Donoughe v. Stevenson, 1932, AC 562, According to the Civil Liability Act Australia 2003, section 9 of the civil liability Act explicitly indicated, it is the responsibility of the defendant to take the all possible risk which is absent in the present facts and circumstances of the case. It is the duty of the defendant to take precautionary measures against any risk or danger.
Breach of duty of care has been taken place through Beck and because of which she met with an accident and cause fracture in the ribs Mick. The compensation shall be provided to Mick
Conclusion
Therefore it can be concluded that, according to civil liability act 2003 as well as the principle of common law Mick has a strong case against Beck on the grounds of negligence and breach of contract. It is a clear case of breach of duty of care. The risk was foreseeable on the part of defendant as beck did not have the well maintained car and even after the warning Beck chose to drive. It is clear case of causation; the direct negligent act of the defendant had caused serious injuries to plaintiff.
Issue
Whether there was a contract between Andrew and Tiffany?
Rule
Corporation Act 2001
Agreement
Offer
Acceptance
Application
An agreement has two parts an offer and acceptance according to case of Sughes, there is no particular form to constitute any offer. An offer is a type of communication that amounts to promise to do or not to do something. Carllil v. Carbolic Smoke Ball Co., the court held that the test is one of the intent and did the party making the intend statement that can affirmative response would give rise to an agreement or simple result in further negotiation. A contract can be terminated prior to acceptance of the contract therefore in this matter acceptance was done, according to the factual circumstance the acceptance and making of an offer was conducted and it was proven as a valid contract.
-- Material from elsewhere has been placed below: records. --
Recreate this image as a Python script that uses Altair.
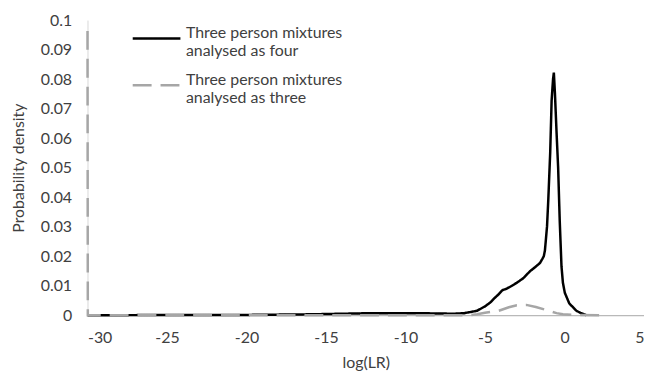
import altair as alt
import pandas as pd

# Series: three person mixtures analysed as four (solid black)
four_x = [-30, -20, -16, -14, -12, -10, -8, -7, -6.3, -6, -5.5, -5, -4.67, -4.4, -4.14, -3.9,
          -3.63, -3.3, -3.0, -2.6, -2.17, -1.8, -1.54, -1.4, -1.3, -1.23, -1.1, -1.02, -0.9,
          -0.81, -0.72, -0.67, -0.6, -0.5, -0.4, -0.3, -0.19, -0.1, 0.02, 0.3, 0.75, 1.0, 1.37]
four_y = [0, 0.0001, 0.0003, 0.0005, 0.0007, 0.0007, 0.0006, 0.0005, 0.0007, 0.0010, 0.0015,
          0.0030, 0.0043, 0.0058, 0.0071, 0.0085, 0.0090, 0.0100, 0.0110, 0.0125, 0.0149, 0.0165,
          0.0177, 0.0190, 0.0200, 0.0220, 0.0300, 0.0390, 0.0550, 0.0727, 0.0800, 0.0822, 0.0750,
          0.0620, 0.0500, 0.0320, 0.0166, 0.0110, 0.0076, 0.0040, 0.0015, 0.0008, 0.0]

# Series: three person mixtures analysed as three (dashed grey)
three_x = [-30, -29.98, -6, -5.5, -5, -4.14, -3.5, -3.0, -2.4, -1.8, -1.1, -0.5, -0.1, 0.5, 2.6]
three_y = [0.0963, 0, 0, 0.0003, 0.0008, 0.0015, 0.0027, 0.0034, 0.0035, 0.0028, 0.0017,
           0.0007, 0.0003, 0.0001, 0]

series_names = ["Three person mixtures|analysed as four", "Three person mixtures|analysed as three"]

x_ticks = [-30, -25, -20, -15, -10, -5, 0, 5]
y_ticks = [0, 0.01, 0.02, 0.03, 0.04, 0.05, 0.06, 0.07, 0.08, 0.09, 0.1]

rows = []
for i, (x, y) in enumerate(zip(four_x, four_y)):
    rows.append({"series": series_names[0], "x": x, "y": y, "order": i})
for i, (x, y) in enumerate(zip(three_x, three_y)):
    rows.append({"series": series_names[1], "x": x, "y": y, "order": i})
df = pd.DataFrame(rows)

FONT = "Lato"
TXT = "#404040"

chart = alt.Chart(df).mark_line(strokeWidth=2.5).encode(
    x=alt.X("x:Q", scale=alt.Scale(domain=[-30, 5], nice=False),
            axis=alt.Axis(values=x_ticks, title="log(LR)", grid=False, ticks=False,
                          domainColor="#a6a6a6", domainWidth=1, labelPadding=14,
                          labelFontSize=16, titleFontSize=16, titleFontWeight="normal",
                          titlePadding=10, labelColor=TXT, titleColor=TXT,
                          labelExpr="'' + datum.value")),
    y=alt.Y("y:Q", scale=alt.Scale(domain=[0, 0.1], nice=False),
            axis=alt.Axis(values=y_ticks, title="Probability density", grid=False, ticks=False,
                          domainColor="#d9d9d9", labelPadding=16, format=".2~f",
                          labelFontSize=16, titleFontSize=16, titleFontWeight="normal",
                          titlePadding=14, labelColor=TXT, titleColor=TXT)),
    color=alt.Color("series:N", scale=alt.Scale(domain=series_names, range=["#000000", "#a6a6a6"]),
                    legend=alt.Legend(title=None, orient="none", legendX=44, legendY=-7,
                                      symbolType="stroke", symbolSize=2304, symbolStrokeWidth=2.5,
                                      labelFontSize=16, labelColor=TXT, labelFont=FONT,
                                      labelExpr="split(datum.label, '|')", labelBaseline="alphabetic",
                                      labelOffset=4, rowPadding=0, labelLimit=400,
                                      symbolOffset=0)),
    strokeDash=alt.StrokeDash("series:N",
                              scale=alt.Scale(domain=series_names, range=[[1, 0], [19, 9]]),
                              legend=None),
    order=alt.Order("order:Q"),
).properties(
    width=560, height=297,
    padding={"left": 80, "top": 11, "right": 0, "bottom": 55},
    autosize=alt.AutoSizeParams(type="none"),
).configure(font=FONT).configure_view(stroke=None)

chart.save("out.html", embed_options={"renderer": "svg", "actions": False})
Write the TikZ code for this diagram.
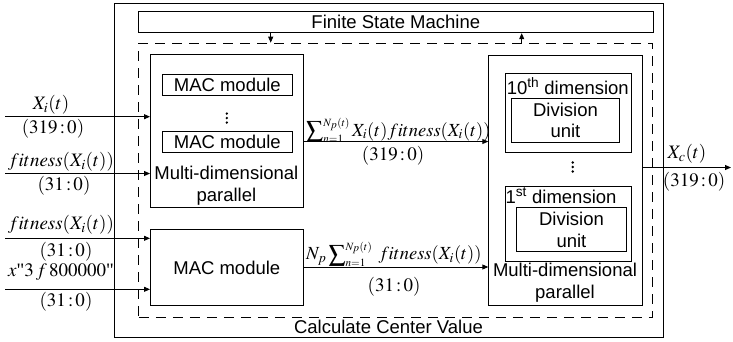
\documentclass[tikz,border=0pt]{standalone}
\usepackage{mathptmx}
\usepackage{fontspec}
\setmainfont{Liberation Serif}
\setsansfont{Liberation Sans}
\usetikzlibrary{arrows.meta}
\tikzset{
  box/.style={draw, line width=0.9pt, inner sep=0pt, align=center},
  sans/.style={font=\sffamily\fontsize{18.5}{21.6}\selectfont},
  lab/.style={font=\rmfamily\fontsize{19}{22}\selectfont, inner sep=0pt},
  sumlab/.style={lab, font=\rmfamily\fontsize{18.5}{22}\selectfont},
  arr/.style={line width=0.9pt, -{Triangle[length=6pt,width=5pt]}},
}
\newcommand{\rect}[6]{% name, x1, y1, x2, y2, text
  \node[box, sans, anchor=north west, minimum width=#4pt-#2pt, minimum height=#5pt-#3pt] (#1) at (#2,#3) {#6};}
% summation with small side limits
\newcommand{\bigsum}[2]{\mathop{\raisebox{-0.1em}{\scalebox{1.3}{$\textstyle\sum$}}}\nolimits_{\scriptscriptstyle #1}^{\scriptscriptstyle #2}}
\newcommand{\rng}[1]{(#1\mskip2mu{:}\mskip2mu0)}
\begin{document}
\begin{tikzpicture}[x=1pt,y=-1pt]
\useasboundingbox (0,0) rectangle (733,341);

% enclosing block and the controller
\rect{outer}{113.5}{2.5}{663}{337}{}
\rect{fsm}{138}{10.7}{652.7}{32.3}{Finite State Machine}
\node[box, dashed, dash pattern=on 10pt off 7pt, anchor=north west,
      minimum width=513.4pt, minimum height=274.3pt] (dash) at (138.3,42.7) {};
\node[sans, anchor=base] (title) at (388.5,333) {Calculate Center Value};

% control handshake between the FSM and the datapath
\coordinate (ctrlA) at (270.7,0);
\coordinate (ctrlB) at (521.7,0);
\draw[arr] (fsm.south -| ctrlA) -- (dash.north -| ctrlA);
\draw[arr] (dash.north -| ctrlB) -- (fsm.south -| ctrlB);

% multi-dimensional MAC array
\rect{mdp1}{150}{54}{302.7}{207}{}
\rect{mac1}{161.7}{74}{292}{95}{MAC module}
\rect{mac2}{161.7}{131}{292}{151.7}{MAC module}
\foreach \yy in {113.5,118,122.5} \fill (226.8,\yy) circle (1.3pt);
\node[sans, anchor=base] (mdp1a) at (226.4,179.3) {Multi-dimensional};
\node[sans, anchor=base] (mdp1b) at (226.4,201.2) {parallel};

% scalar MAC
\rect{macl}{150}{229.3}{302.7}{305}{MAC module}

% division array
\rect{mdp2}{488.3}{55}{641.7}{304.5}{}
\rect{dim10}{505}{72.7}{630.7}{151.7}{}
\node[sans, anchor=base] (dim10t) at (567.8,94.5) {10\textsuperscript{th} dimension};
\rect{div10}{510.7}{98.3}{619.3}{141.7}{Division\\unit}
\foreach \yy in {162.5,167,171.5} \fill (572.7,\yy) circle (1.3pt);
\rect{dim1}{505}{185.7}{630.7}{261}{}
\node[sans, anchor=base] (dim1t) at (561,203.5) {1\textsuperscript{st} dimension};
\rect{div1}{516}{207.3}{626}{251}{Division\\unit}
\node[sans, anchor=base] (mdp2a) at (565,276.7) {Multi-dimensional};
\node[sans, anchor=base] (mdp2b) at (565,298.3) {parallel};

% inputs
\coordinate (in1) at (5,116.7);
\coordinate (in2) at (5,173.5);
\coordinate (in3) at (5,238.3);
\coordinate (in4) at (5,289.3);
\draw[arr] (in1) -- (in1 -| mdp1.west);
\draw[arr] (in2) -- (in2 -| mdp1.west);
\draw[arr] (in3) -- (in3 -| macl.west);
\draw[arr] (in4) -- (in4 -| macl.west);
\node[lab] (l1a) at (51,105) {$X_i(t)$};
\node[lab] (l1b) at (53,128.3) {$\rng{319}$};
\node[lab] (l2a) at (61,161.5) {$fitness(X_i(t))$};
\node[lab] (l2b) at (64,186) {$\rng{31}$};
\node[lab] (l3a) at (61,225) {$fitness(X_i(t))$};
\node[lab] (l3b) at (66,251.5) {$\rng{31}$};
\node[lab] (l4a) at (61,272) {$x$\textquotedbl$3\,f\,800000$\textquotedbl};
\node[lab] (l4b) at (66,302) {$\rng{31}$};

% datapath between the blocks
\coordinate (m1) at (0,141.5);
\coordinate (m2) at (0,267);
\draw[arr] (m1 -| mdp1.east) -- (m1 -| mdp2.west);
\draw[arr] (m2 -| macl.east) -- (m2 -| mdp2.west);
\node[sumlab, anchor=base west] (s1a) at (306,136) {$\bigsum{n=1}{N_p(t)} X_i(t)fitness(X_i(t))$};
\node[lab] (s1b) at (393,156) {$\rng{319}$};
\node[sumlab, anchor=base west] (s2a) at (306,259.5) {$N_p\bigsum{n=1}{N_p(t)}\; fitness(X_i(t))$};
\node[lab] (s2b) at (394,286.5) {$\rng{31}$};

% output
\coordinate (out) at (731,167.5);
\draw[arr] (out -| mdp2.east) -- (out);
\node[lab] (o1a) at (687,154) {$X_c(t)$};
\node[lab] (o1b) at (694,181.7) {$\rng{319}$};
\end{tikzpicture}
\end{document}
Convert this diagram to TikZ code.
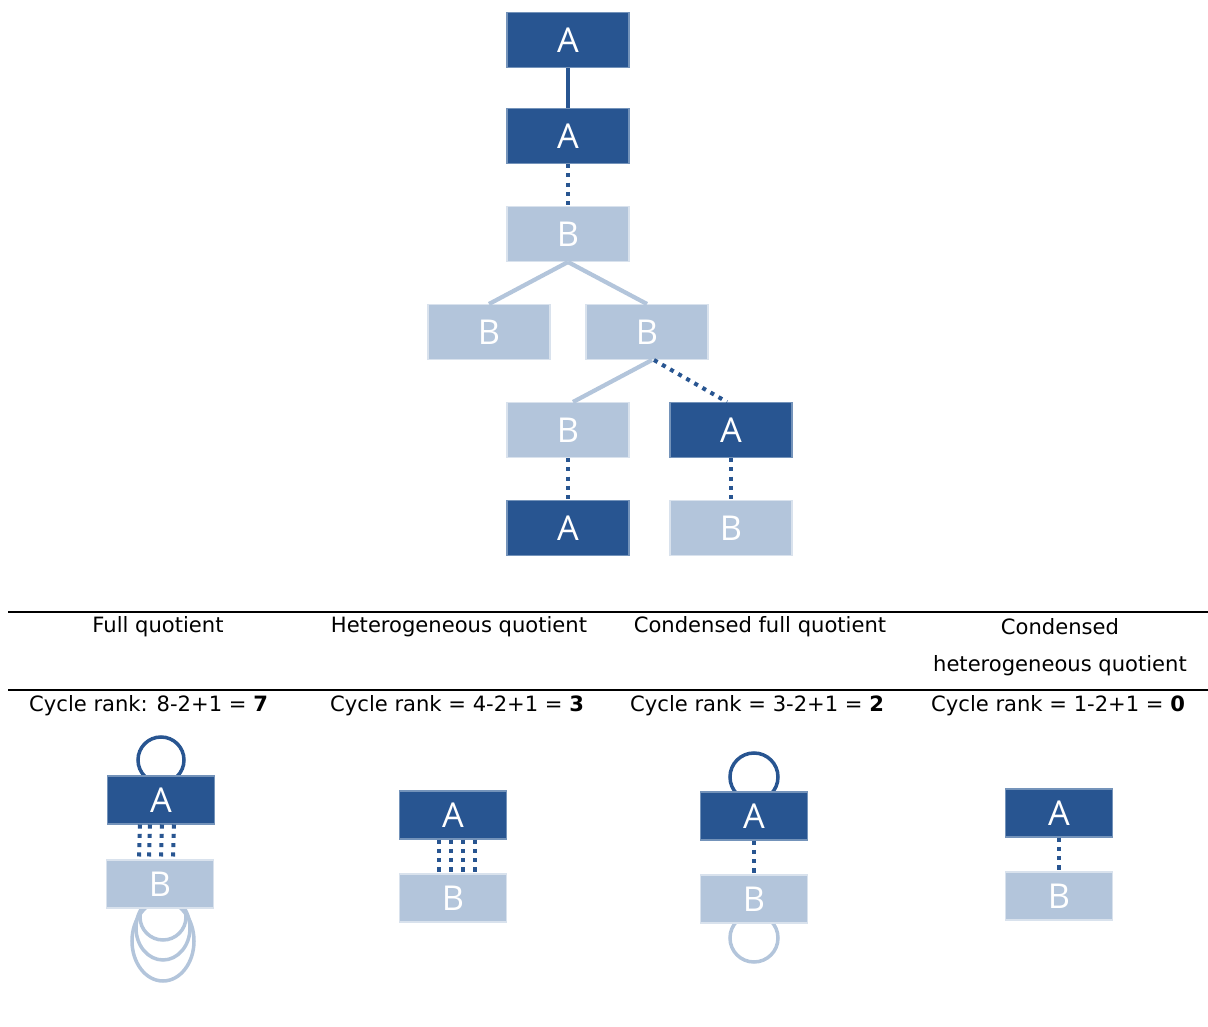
\documentclass[tikz,border=0pt]{standalone}
\usepackage{fontspec}
\setmainfont{DejaVu Sans}
\newfontfamily\boxfont{Open Sans}
\usetikzlibrary{calc}
\definecolor{darkA}{HTML}{285591}
\definecolor{lightB}{HTML}{B3C5DB}

\begin{document}
\begin{tikzpicture}[x=0.02cm,y=-0.02cm,
  abox/.style={fill=darkA,draw=lightB!55!darkA,line width=0.6pt,text=white,font=\boxfont\fontsize{19.5}{22}\selectfont,minimum width=2.44cm,minimum height=1.1cm,inner sep=0pt},
  bbox/.style={abox,fill=lightB,draw=lightB!50!white},
  small/.style={minimum width=2.14cm,minimum height=0.96cm},
  solidA/.style={draw=darkA,line width=2.2pt},
  solidB/.style={draw=lightB,line width=2.4pt},
  dotA/.style={draw=darkA,line width=2.3pt,dash pattern=on 2.3pt off 3pt},
  loopA/.style={draw=darkA,line width=2pt},
  loopB/.style={draw=lightB,line width=2pt},
  head/.style={font=\fontsize{12}{14}\selectfont},
  rank/.style={head,anchor=west},
  rule/.style={line width=1.3pt}]
\useasboundingbox (0,0) rectangle (1208,1027);

\node[abox] (a1) at (568,40) {A};
\node[abox] (a2) at (568,136) {A};
\node[bbox] (b1) at (568,234) {B};
\node[bbox] (b2) at (489,332) {B};
\node[bbox] (b3) at (647,332) {B};
\node[bbox] (b4) at (568,430) {B};
\node[abox] (a3) at (731,430) {A};
\node[abox] (a4) at (568,528) {A};
\node[bbox] (b5) at (731,528) {B};
\draw[solidA] (a1) -- (a2);
\draw[dotA] (a2) -- (b1);
\draw[solidB] (b1.south) -- (b2.north);
\draw[solidB] (b1.south) -- (b3.north);
\draw[solidB] ($(b3.south)+(5,0)$) -- ($(b4.north)+(5,0)$);
\draw[dotA] ($(b3.south)+(7,0)$) -- ($(a3.north)+(-4,0)$);
\draw[dotA] (b4) -- (a4);
\draw[dotA] (a3) -- (b5);

\draw[rule] (8,612) -- (1208,612);
\draw[rule] (8,690) -- (1208,690);
\node[head] (h1) at (158,627) {Full quotient};
\node[head] (h2) at (459,627) {Heterogeneous quotient};
\node[head] (h3) at (760,627) {Condensed full quotient};
\node[head] (h4) at (1060,627) {Condensed};
\node[head] (h5) at (1060,666) {heterogeneous quotient};
\node[rank] (r1) at (23,706) {Cycle rank: 8-2+1 = \textbf{7}};
\node[rank] (r2) at (324,706) {Cycle rank = 4-2+1 = \textbf{3}};
\node[rank] (r3) at (624,706) {Cycle rank = 3-2+1 = \textbf{2}};
\node[rank] (r4) at (925,706) {Cycle rank = 1-2+1 = \textbf{0}};

\foreach \rx/\ry/\cy in {23/23/917,27/32/928,31/40/941}
  \draw[loopB] (163,\cy) ellipse[x radius=\rx,y radius=\ry];
\draw[loopA] (161,760) circle[radius=23];
\node[abox,small] (fa) at (161,800) {A};
\node[bbox,small] (fb) at (160,884) {B};
\foreach \dx in {-21,-11,1,13}
  \draw[dotA] ($(fa.south)+(\dx,0)$) -- ($(fb.north)+(\dx,0)$);

\node[abox,small] (ha) at (453,815) {A};
\node[bbox,small] (hb) at (453,898) {B};
\foreach \dx in {-14,-2,10,22}
  \draw[dotA] ($(ha.south)+(\dx,0)$) -- ($(hb.north)+(\dx,0)$);

\draw[loopA] (754,777) circle[radius=24];
\draw[loopB] (754,938) circle[radius=24];
\node[abox,small] (ca) at (754,816) {A};
\node[bbox,small] (cb) at (754,899) {B};
\draw[dotA] (ca) -- (cb);

\node[abox,small] (da) at (1059,813) {A};
\node[bbox,small] (db) at (1059,896) {B};
\draw[dotA] (da) -- (db);
\end{tikzpicture}
\end{document}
As per the postal rule of contract law as created in the case of Adam v. Lindsell, 1818, as per this case law an offer is said to be accepted and a contract is formed the instance when the acceptance letter is put in the transition that is out of the hand of the acceptor, another case law dealing with the same issue Henthorn v. Fraser 1892, the postal rule specifies that a contract is formed when the letter of acceptance is communicated and send into transition irrespective to the fact as the letter was accepted by the party. There was a good consideration between the paries in exchange of promise made by Andrew. Therefore according to the case of Stilk v. Myrick 1809 2 Camp 317, there was a contractual obligation upon Andrew toward Tiffany.
Conclusion
Therefore it can be concluded that there is a contractual obligation upon Andrew as an offer is also a promise made in the present case, 7 days were given for acceptance of the offer.